I think async/await is not worth the cost. It is not that there no benefits to it at all, there are some. But the trade-off is usually not worth it. Async/await is complex paradigm that consists an incompatible parallelism construct, a scheduler and an different standard library. The more ergonomic it becomes, the more of this machinery is hidden away from the user, This makes Rust less suitable for low-level programming, where the programmer must be able to trust they understand what is happening behind every line of code. The complexity of async/await and its machinery leads to misunderstandings, compile time and runtime errors that are hard to understand, and hidden performance issues that are very hard to debug. It also introduces extra footguns and hiding places for bugs in your code. For most use cases, it does this at no extra measurable performance benefit. At the same time it distracts from more useful parallelism methods. Regardless, it has taken over much of the industry and many popular crates assume it as a default, forcing programmers to use it, even when they do not stand to benefit.

Key take aways:

  • Ergonomic async/await cannot be achieved in a low-level/systems programming language.
  • Async/await is a dangerously leaky abstraction that hides too much, and shows too much at the same time.
  • Async/await is riddled with little problems, hidden footguns and inconveniences.
  • Async/await will not deliver any meaningful performance benefit for more than 90% of use cases.
  • Async/await is poisonous, even across crate boundaries, and you will be forced to use it even when you don't benefit from it.
  • Async/await has become a cargo cult marketing term, and is now used in projects where it makes no sense.

Recommendations

In an ideal world, I would like to see async/await being removed from Rust. I know this will not happen. Plan B would be:

  • Discourage the use of async/await and properly document the use cases for which there is actual evidence it works.
  • Library authors (especially of popular crates) should provide a sync API first, and optionally an async API behind a feature flag that is off by default.
  • If you already have a project using async/await, challenge yourself to prove that you are benefiting from it: How many of your bugs have something to do with async/await? How many fewer or more lines of code would your project be without async/await? Are you sure your project is faster due to using async I/O (it very likely is not)? How many times have you struggled with async Rust and lost valuable time on a problem that would not exist in sync Rust? Be honest to yourself when answering these questions.
  • Programmers should refrain from using async/await, especially in a systems programming context (with the exception of embedded programming).

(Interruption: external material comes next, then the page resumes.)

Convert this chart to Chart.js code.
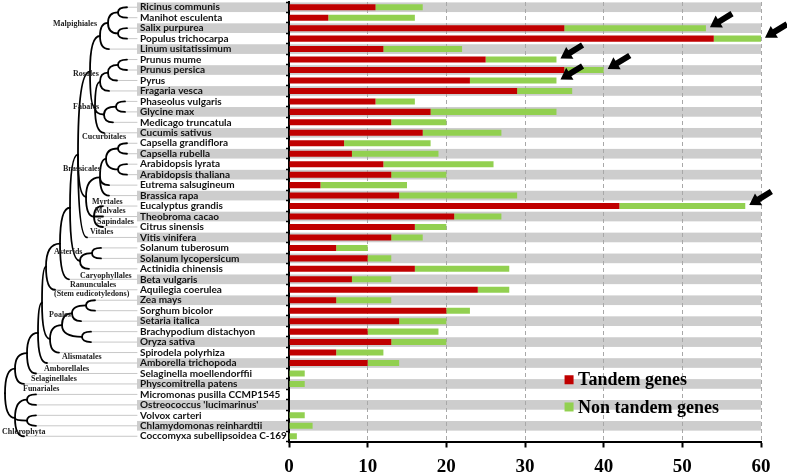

Lastly, I have been looking into getting into Zig for a while now. But I have not had the time for it yet. During my research I found that Zig actually removed async/await because they were not able to fit it in nicely. This makes sense since it seems Zig highly favors the "what you write is what you get" mentality. I believe that if Zig wants to be a serious contender in the low-level/systems programming space, it should avoid async/await like the plague.